There’s an equally complex moment at the end – one of my favourites in the film – when Sister Philippa places some flowers (presumably the ones she grew instead of vegetables) in front of the crucifix, and looks sadly up at the figure of Christ. We see the crucifix from behind, towering over her, an impassive block of wood that seems to offer nothing in the way of mercy or redemption to this poor woman – played so beautifully by Flora Robson – as she tries to placate it. What is she saying with these flowers? That this was the best she could do, and that she hopes it’s enough for God? Or that the task God set her in this place was impossible, and she shouldn’t be blamed for failing to complete it? Do the flowers now signify something that distances her from God, rather than bringing her closer to him? She’s apologising to God, rebuking him for his cruelty, and coming to terms with her own (perhaps partial) loss of faith, all at the same moment.

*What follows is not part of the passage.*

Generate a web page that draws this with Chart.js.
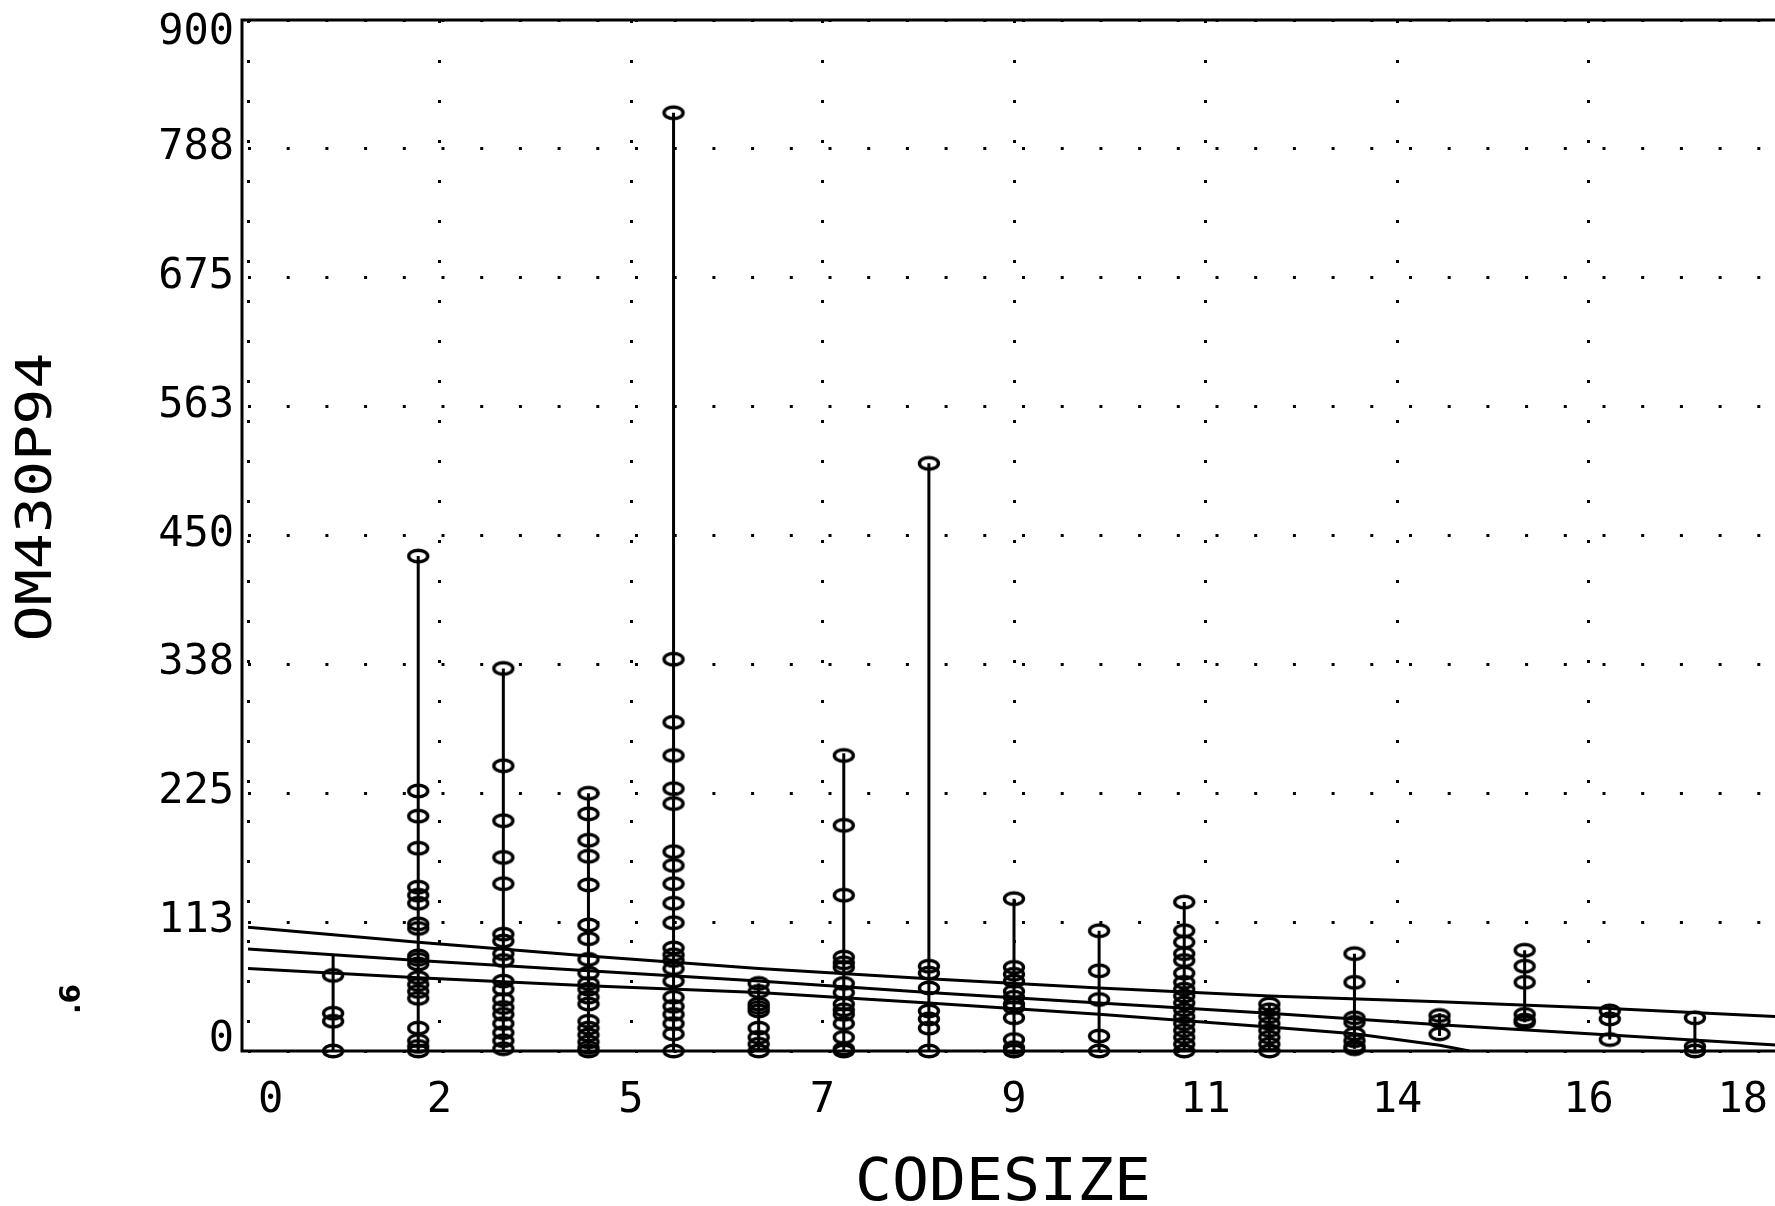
<!DOCTYPE html>
<html>
<head>
<meta charset="utf-8">
<script src="https://cdn.jsdelivr.net/npm/chart.js@4/dist/chart.umd.min.js"></script>
<style>
    html, body { margin: 0; padding: 0; background: #fff; overflow: hidden; }
    #caixa { position: relative; width: 1790px; height: 1206px; }
</style>
</head>
<body>
<div id="caixa"><canvas id="graficoCodesize"></canvas></div>
<script>
/********************************************************************
 * OM430P94 x CODESIZE
 ********************************************************************/

"use strict";

/********************************************************************
 * Dados
 ********************************************************************/
const codesize = [1, 2, 3, 4, 5, 6, 7, 8, 9, 10, 11, 12, 13, 14, 15, 16, 17];

const om430p94 = [
    [66, 33, 26, 0],
    [432, 227, 205, 177, 143, 136, 129, 111, 107, 83, 80, 76, 64, 58, 52, 46, 20, 9, 4, 0],
    [334, 249, 201, 169, 146, 102, 96, 85, 79, 61, 54, 45, 38, 32, 24, 16, 9, 2],
    [225, 207, 184, 170, 145, 110, 98, 80, 68, 59, 54, 47, 41, 26, 20, 14, 8, 3, 0],
    [819, 342, 287, 258, 229, 216, 174, 162, 146, 129, 112, 90, 84, 79, 72, 61, 47, 39, 32, 24, 15, 0],
    [59, 52, 41, 38, 35, 20, 12, 6, 0],
    [258, 197, 136, 82, 77, 73, 59, 51, 41, 36, 32, 24, 12, 2, 0],
    [513, 74, 68, 55, 35, 28, 20, 0],
    [133, 73, 67, 61, 52, 47, 41, 38, 29, 10, 3, 0],
    [105, 70, 45, 13, 0],
    [130, 105, 95, 85, 79, 68, 60, 54, 48, 42, 36, 30, 24, 18, 12, 6, 0],
    [41, 36, 30, 24, 18, 12, 6, 0],
    [85, 60, 29, 25, 15, 9, 4, 2],
    [31, 26, 15],
    [88, 74, 60, 32, 27, 25],
    [35, 28, 10],
    [29, 4, 0]
];

// extremos das hastes verticais
const hasteMin = [0, 0, 0, 0, 0, 0, 0, 0, 0, 0, 0, 0, 2, 13, 25, 10, 0];
const hasteMax = [83, 432, 334, 225, 819, 59, 260, 513, 133, 105, 130, 41, 85, 33, 88, 37, 30];

// reta ajustada e faixas
const retaX = [0, 2, 4, 6, 8, 10, 12, 14, 16, 18];
const faixaSuperior = [108, 95, 83, 72, 63, 55, 48, 43, 37, 30];
const retaAjuste = [89, 79, 70, 61, 51, 42, 33, 23, 14, 5];

const faixaInferiorX = [0, 2, 4, 6, 8, 10, 12, 13, 14, 14.35];
const faixaInferior = [72, 64, 57, 51, 42, 32, 21, 15, 5, 0];

// eixos
const rotulosX = ["0", "2", "5", "7", "9", "11", "14", "16", "18"];
const rotulosY = ["0", "113", "225", "338", "450", "563", "675", "788", "900"];

const passoX = 2.25;
const passoY = 112.5;

/********************************************************************
 * Marcador elíptico (estilo plotter)
 ********************************************************************/
function criarMarcador() {

    const c = document.createElement("canvas");

    c.width = 26;
    c.height = 18;

    const g = c.getContext("2d");

    g.strokeStyle = "#000";
    g.lineWidth = 3.4;

    g.beginPath();
    g.ellipse(13, 9, 9.5, 5.8, 0, 0, 2 * Math.PI);
    g.stroke();

    return c;

}

/********************************************************************
 * Monta os conjuntos
 ********************************************************************/
function montarPontos() {

    const pontos = [];

    codesize.forEach((x, i) => {

        om430p94[i].forEach(v => pontos.push({ x: x, y: v }));

    });

    return pontos;

}

function montarHastes() {

    const hastes = [];

    codesize.forEach((x, i) => {

        hastes.push({ x: x, y: hasteMin[i] });
        hastes.push({ x: x, y: hasteMax[i] });
        hastes.push({ x: x, y: null });

    });

    return hastes;

}

function montarLinha(xs, ys) {

    return xs.map((x, i) => ({ x: x, y: ys[i] }));

}

/********************************************************************
 * Moldura, rótulos e títulos
 ********************************************************************/
const fonteTicks = "42px 'DejaVu Sans Mono', monospace";

const pluginMoldura = {

    id: "moldura",

    afterDraw(chart) {

        const ctx = chart.ctx;
        const area = chart.chartArea;
        const escX = chart.scales.x;
        const escY = chart.scales.y;
        const larguraVisivel = document.documentElement.clientWidth;

        ctx.save();

        ctx.strokeStyle = "#000";
        ctx.lineWidth = 3;

        // eixo esquerdo fica um pouco antes do zero, como no original
        const esquerda = area.left - 6;

        ctx.beginPath();
        ctx.moveTo(area.right, area.top);
        ctx.lineTo(esquerda, area.top);
        ctx.lineTo(esquerda, area.bottom);
        ctx.lineTo(area.right, area.bottom);
        ctx.stroke();

        ctx.fillStyle = "#000";
        ctx.font = fonteTicks;
        ctx.textBaseline = "alphabetic";

        // rótulos do eixo Y
        ctx.textAlign = "right";

        rotulosY.forEach((t, i) => {

            const py = escY.getPixelForValue(i * passoY);

            let base = py + 10;

            if (i === 0) base = py;

            if (i === rotulosY.length - 1) base = py + 24;

            ctx.fillText(t, esquerda - 8, base);

        });

        // rótulos do eixo X
        const baseX = area.bottom + 61;

        rotulosX.forEach((t, i) => {

            const px = escX.getPixelForValue(i * passoX);

            if (i === 0) {

                ctx.textAlign = "left";
                ctx.fillText(t, px + 10, baseX);

            } else if (i === rotulosX.length - 1) {

                ctx.textAlign = "right";
                ctx.fillText(t, Math.min(px, larguraVisivel) - 7, baseX);

            } else {

                ctx.textAlign = "center";
                ctx.fillText(t, px, baseX);

            }

        });

        // título X
        ctx.save();
        ctx.translate(area.left + 755, area.bottom + 149);
        ctx.scale(1.06, 1);
        ctx.font = "58px 'DejaVu Sans Mono', monospace";
        ctx.textAlign = "center";
        ctx.fillText("CODESIZE", 0, 0);
        ctx.restore();

        // título Y
        ctx.save();
        ctx.translate(38, 497);
        ctx.rotate(-Math.PI / 2);
        ctx.scale(1.2, 1);
        ctx.font = "50px 'DejaVu Sans Mono', monospace";
        ctx.textAlign = "center";
        ctx.textBaseline = "middle";
        ctx.fillText("OM430P94", 0, 0);
        ctx.restore();

        // marca pequena
        ctx.save();
        ctx.translate(73, 999);
        ctx.rotate(-Math.PI / 2);
        ctx.font = "bold 28px 'DejaVu Sans', sans-serif";
        ctx.textAlign = "center";
        ctx.textBaseline = "middle";
        ctx.fillText(".6", 0, 0);
        ctx.restore();

        ctx.restore();

    }

};

/********************************************************************
 * Cria gráfico
 ********************************************************************/
function criarGrafico() {

    const canvas = document.getElementById("graficoCodesize");

    if (!canvas) return;

    const marcador = criarMarcador();

    new Chart(canvas, {

        type: "scatter",

        data: {

            datasets: [

                {
                    label: "hastes",
                    data: montarHastes(),
                    showLine: true,
                    spanGaps: false,
                    borderColor: "#000",
                    borderWidth: 3,
                    pointRadius: 0
                },

                {
                    label: "OM430P94",
                    data: montarPontos(),
                    pointStyle: marcador,
                    pointRadius: 9,
                    clip: false
                },

                {
                    label: "faixa superior",
                    data: montarLinha(retaX, faixaSuperior),
                    showLine: true,
                    borderColor: "#000",
                    borderWidth: 3,
                    pointRadius: 0
                },

                {
                    label: "reta",
                    data: montarLinha(retaX, retaAjuste),
                    showLine: true,
                    borderColor: "#000",
                    borderWidth: 3,
                    pointRadius: 0
                },

                {
                    label: "faixa inferior",
                    data: montarLinha(faixaInferiorX, faixaInferior),
                    showLine: true,
                    borderColor: "#000",
                    borderWidth: 3,
                    pointRadius: 0
                }

            ]

        },

        options: {

            responsive: true,

            maintainAspectRatio: false,

            animation: false,

            layout: {

                padding: { left: 248, top: 20, right: 8, bottom: 155 }

            },

            plugins: {

                legend: { display: false },

                tooltip: { enabled: false }

            },

            scales: {

                x: {

                    type: "linear",

                    min: 0,

                    max: 18,

                    ticks: { display: false, stepSize: passoX },

                    grid: { color: "#000", lineWidth: 3, drawTicks: false },

                    border: { display: false, dash: [3, 37] }

                },

                y: {

                    type: "linear",

                    min: 0,

                    max: 900,

                    ticks: { display: false, stepSize: passoY },

                    grid: { color: "#000", lineWidth: 3, drawTicks: false },

                    border: { display: false, dash: [3, 35.7] }

                }

            }

        },

        plugins: [pluginMoldura]

    });

}

criarGrafico();
</script>
</body>
</html>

This can be a rather cold, witheringly ironic film at times, but the scenes focusing on Sister Philippa are genuinely poignant, and they foreground questions about whether the God these nuns serve really exists at this altitude, or at least whether he is of any use to them there. Everything is left ambiguous, of course. From what I know of Rumer Godden, it sounds like she was a fairly devout Christian, and a Catholic convert in later life, so I don’t know how far the film diverges from the novel in this respect. But unlike
Ordet, the film we almost discussed for this round (and the one I voted for),
Black Narcissus doesn’t seem to have much faith in God: he seems to be eclipsed by other, less explicable and less benign forces, and the film even seems to be quite happy about that.